Gordon Whiting | |
Office: | Judge of the Environment Court |
Term Start: | 1997 |
Term End: | 2012 |
Birth Name: | Robert Gordon Whiting |
Birth Date: | 16 March 1942 |
Birth Place: | Oamaru, New Zealand |
Death Place: | Auckland, New Zealand |
Children: | 4 |
Alma Mater: | University of Otago |
Profession: | Barrister and solicitor |
Robert Gordon Whiting (16 March 1942 – 6 November 2018) was a judge of the Environment Court of New Zealand and on boards of inquiry that dealt with many important environmental issues.

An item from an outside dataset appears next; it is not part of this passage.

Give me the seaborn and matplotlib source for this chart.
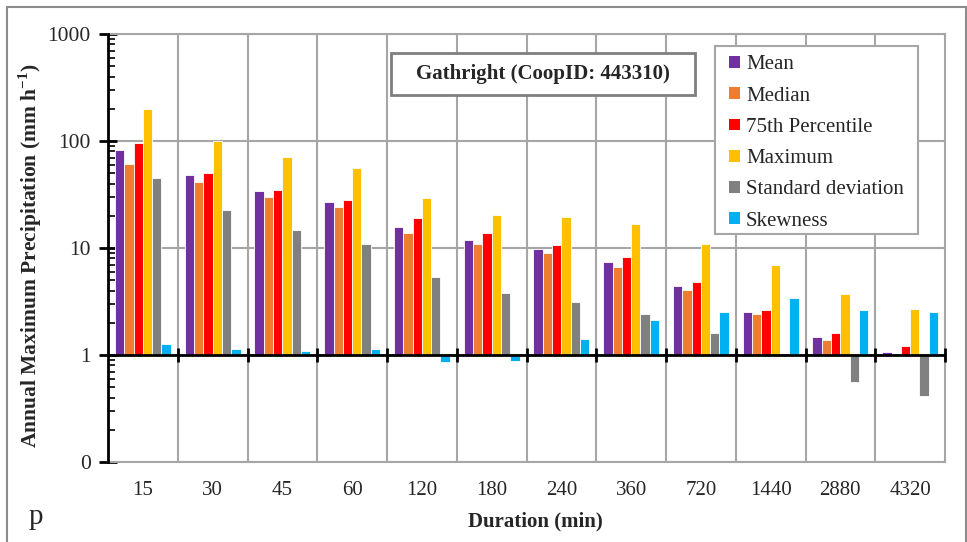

Whiting, who was of Irish descent, was born in Oamaru in 1942 and attended St Kevins College in Oamaru. He studied economics and law at the University of Otago, graduating BA LLB in 1967.[1] He was admitted as a barrister and solicitor in 1968, and practised in Whangārei, particularly in criminal law as both a prosecutor and defence counsel.[2] [1]
Whiting was deeply involved in important and complicated issues including power generation, infrastructure, landfills, Commercial and industrial development, subdivisions, coastal issues and sensitive landscape (especially the productions of guidelines for the landscape profession)[3] and the review of regional and district plans under the New Zealand Resource Management Act 1991.[2]
Some cases that he presided over for the Court, and later on boards of inquiry, included the Tongariro Power Development Flood Control Scheme reconnecting appeals, geothermal power station appeals, the Waikato Expressway Designation Hamilton Section Appeals; the King Salmon Board of Inquiry, the Basin Reserve Board of Inquiry, Canterbury water allocation cases for the Canterbury Regional Council, the Te Kuha Coal mine inquiry on the West Coast and the Rena wreck consents in the Bay of Plenty. Whiting also heard and determined a number of strategically important cases on policy instruments for infrastructure and natural resource use around Lake Taupō and the Waikato River.[2]